The government has been on a high for the wheat crop this year, as it invariably always is since the bumper crop of 1999-2000. It was expecting another boom. The hope and the assessment had some justification till one point in time but once weather took the wrong turn close to harvesting, the situation crystallized and it became evident that the target would become elusive.

The quantity of shortfall should have been the concern of the managers of the agriculture sector. Instead, they took shelter behind estimates and stuck to their guns of another bumper crop. One wishes they were correct but the situation on ground contradicts them.

The Economic Survey, basing its information on wheat on reports of the Minfal, had dished out provisional estimates that placed wheat output at 21.10 million tons and stated that the total crop was 8.2 per cent higher than the last year and yield per hectare had gone up by 6.7 per cent.

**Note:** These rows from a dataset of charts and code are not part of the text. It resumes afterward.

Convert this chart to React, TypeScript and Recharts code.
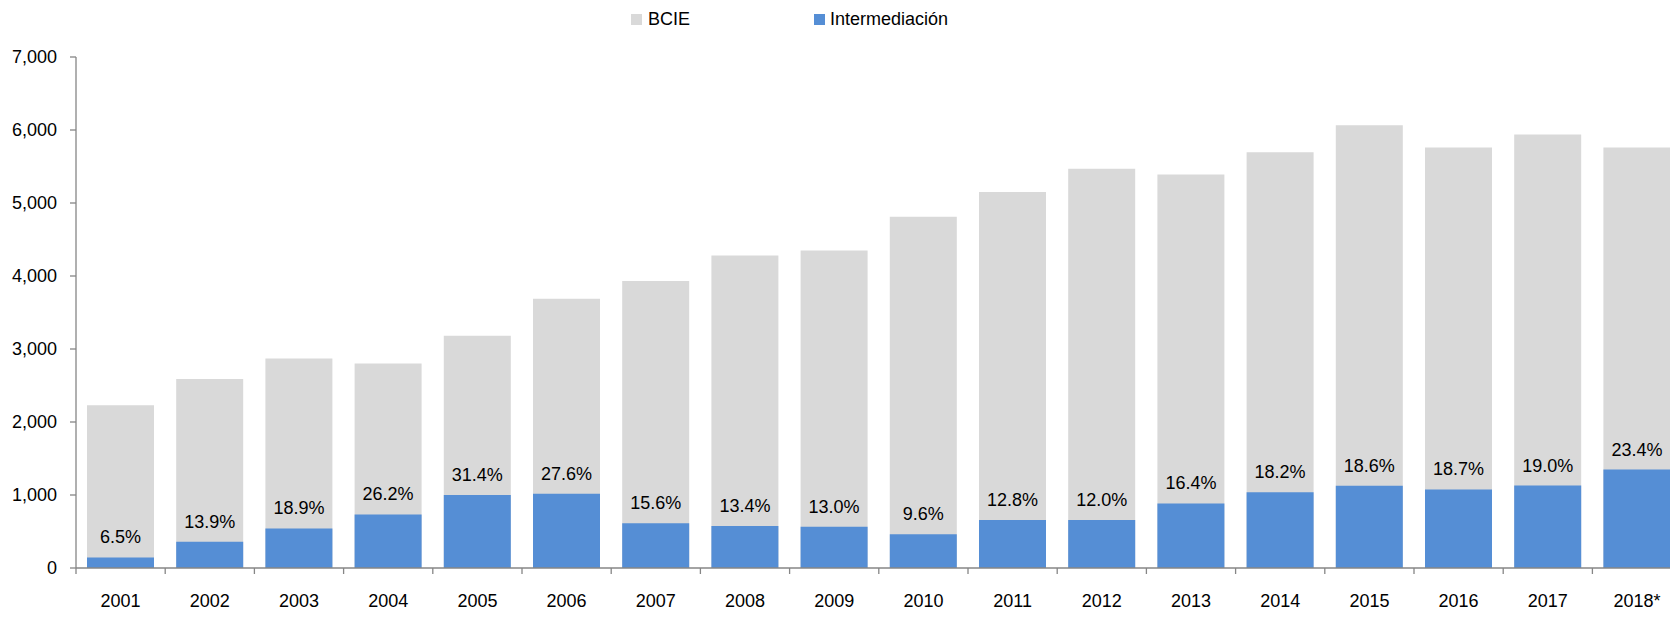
import React from 'react';
import { BarChart, Bar, XAxis, YAxis, LabelList } from 'recharts';

const CATEGORIES = ['2001','2002','2003','2004','2005','2006','2007','2008','2009','2010','2011','2012','2013','2014','2015','2016','2017','2018*'];
const BCIE = [2230, 2590, 2870, 2800, 3180, 3690, 3930, 4280, 4350, 4810, 5150, 5470, 5390, 5695, 6065, 5760, 5940, 5760];
const INTERMEDIACION = [145, 360, 542, 734, 999, 1018, 613, 574, 566, 462, 659, 656, 884, 1036, 1128, 1077, 1129, 1348];
const PCT_LABELS = ['6.5%','13.9%','18.9%','26.2%','31.4%','27.6%','15.6%','13.4%','13.0%','9.6%','12.8%','12.0%','16.4%','18.2%','18.6%','18.7%','19.0%','23.4%'];
const Y_TICKS = [0, 1000, 2000, 3000, 4000, 5000, 6000, 7000];
const SERIES_NAMES = ['BCIE', 'Intermediación'];

const data = CATEGORIES.map((c, i) => ({
  year: c,
  bcie: BCIE[i],
  inter: INTERMEDIACION[i],
  pct: PCT_LABELS[i],
}));

const FONT = '"Liberation Sans", Arial, sans-serif';
const AXIS = '#868686';
const GRAY = '#D9D9D9';
const BLUE = '#558ED5';

const XTick = (props: any) => {
  const { x, y, payload, index, width } = props;
  const half = payload && payload.offset ? payload.offset : width / CATEGORIES.length / 2;
  const axisY = y - 7;
  return (
    <g>
      <line x1={x - half} x2={x - half} y1={axisY} y2={axisY + 6} stroke={AXIS} strokeWidth={1.3} />
      {index === CATEGORIES.length - 1 && (
        <line x1={x + half} x2={x + half} y1={axisY} y2={axisY + 6} stroke={AXIS} strokeWidth={1.3} />
      )}
      <text x={x} y={axisY + 39} textAnchor="middle" fill="#000" fontSize={18} fontFamily={FONT}>
        {payload.value}
      </text>
    </g>
  );
};

const LegendBox = () => (
  <div style={{ position: 'absolute', left: 0, top: 0, width: 1670, height: 40, fontFamily: FONT, fontSize: 18, color: '#000' }}>
    <div style={{ position: 'absolute', left: 631, top: 8, display: 'flex', alignItems: 'center', lineHeight: '22px' }}>
      <span style={{ display: 'inline-block', width: 11, height: 11, background: GRAY, marginRight: 6 }} />
      <span>{SERIES_NAMES[0]}</span>
    </div>
    <div style={{ position: 'absolute', left: 814, top: 8, display: 'flex', alignItems: 'center', lineHeight: '22px' }}>
      <span style={{ display: 'inline-block', width: 11, height: 11, background: BLUE, marginRight: 5 }} />
      <span>{SERIES_NAMES[1]}</span>
    </div>
  </div>
);

export default function App() {
  return (
    <div style={{ position: 'absolute', left: 0, top: 0, width: 1670, height: 640, overflow: 'hidden', background: '#fff' }}>
      <BarChart
        width={1690}
        height={640}
        data={data}
        margin={{ top: 57, right: 8.4, bottom: 42, left: 0 }}
        barGap={-67}
        barSize={67}
      >
        <XAxis
          dataKey="year"
          stroke={AXIS}
          strokeWidth={1.3}
          tickLine={false}
          tickSize={5}
          tickMargin={2}
          interval={0}
          tick={<XTick />}
        />
        <YAxis
          width={76}
          domain={[0, 7000]}
          ticks={Y_TICKS}
          stroke={AXIS}
          strokeWidth={1.3}
          tickSize={6}
          tickMargin={13}
          tick={{ fill: '#000', fontSize: 18, fontFamily: FONT }}
          tickFormatter={(v: number) => v.toLocaleString('en-US')}
          interval={0}
        />
        <Bar dataKey="bcie" name={SERIES_NAMES[0]} fill={GRAY} isAnimationActive={false} />
        <Bar dataKey="inter" name={SERIES_NAMES[1]} fill={BLUE} isAnimationActive={false}>
          <LabelList dataKey="pct" position="top" offset={14} fill="#000" fontSize={18} fontFamily={FONT} />
        </Bar>
      </BarChart>
      <LegendBox />
    </div>
  );
}
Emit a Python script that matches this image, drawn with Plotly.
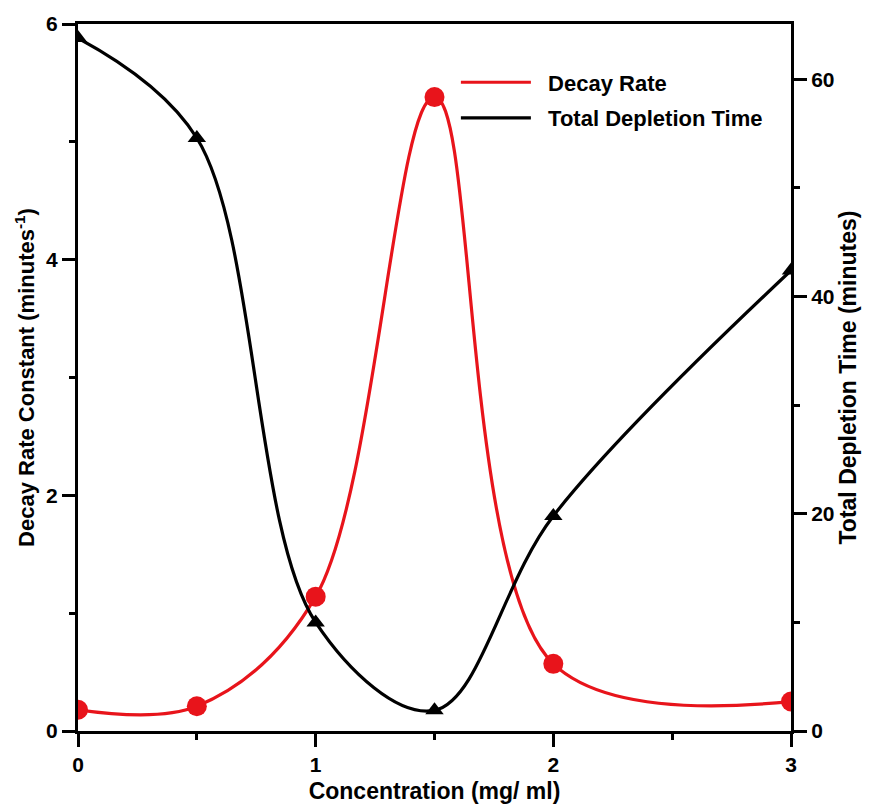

One wishes that conclusion was also authentic. But the wheat scope is different and negative, a fact that can be verified by prices of the commodity in the market.

How much would be the shortfall is yet to be determined but farmers and officials one has talked to report shrivelled grain plus general lower yield per acre. Some farmers go to the extent of saying that yield has been lower by 10 to 20 per cent in many districts of Punjab.

The situation has been complicated by the vast difference in the government and private sector rates. The government offers Rs400 per bag of 40 maunds while the private sector is willing to purchase the same quantity with additional payment of Rs50.

The result is the failure of official procurement drives; many farmers are reportedly holding on to their produce in the hope of a further escalation of price. By now they know that imports would be costlier and feel that rates given to farmers of other countries should be their due too. The argument is valid though it is not going to happen.

Private sector offers are creeping up though only slightly after hitting the Rs450 mark. Meanwhile, the State Bank of Pakistan has also played a role in depriving farmers from obtaining due rates from the market by delaying its credit policy for the private sector.

What the government wishes to do is incomprehensible. The State Bank is moving in one direction and decision makers in Islamabad are following a different route. The government is in favour of deregulation of wheat trade and intends to withdraw the six percent withholding tax on wheat import to ‘make the business attractive to the private sector’. These are contradictory moves.

Weather, however has not been the only factor for low yield. The government policies have been high flow platitudes short on effective and contemporary technological support for the sector. One of the reasons for static yields is superannuated methods of cultivation. Majority of farmers still rely on broadcast sowing.

That restricts plant population and hampers growth. Such methods were served when food requirements were limited. The population explosion has changed things. A much greater quantity of food is now needed to fill the stomachs of the teeming millions.

Most western countries and even developing nations-India is an example, have converted their agriculture to new techniques and machinery and top of that list are conservation technologies. They have been propagated in Pakistan too, but lack of dynamic government support for their wide dissemination, availability of tools and training of farmers has hampered their desired growth in Pakistan.

Farmers cultivating land with conservation technologies, particularly the zero tillage (ZT) have reported considerably higher yields than their counterparts relying on broadcast sowing. The ZT not only helps boost produce but also conserves water, a rapidly shrinking vital resource and lowers investment on the crop in terms of diesel, fertilizer and other inputs.

Higher produce with lower investment is an incentive for farmers. But small landowners are not in a position to make the transition from inherited methods of cultivation to new technologies on their own. The government must step forward and bridge the distance between the growers and modern methods.

That is not being done fast enough. Indeed scant attention is being paid to this all important aspect of agriculture. Modernizing the sector is the name of the game and slogans would take the country nowhere.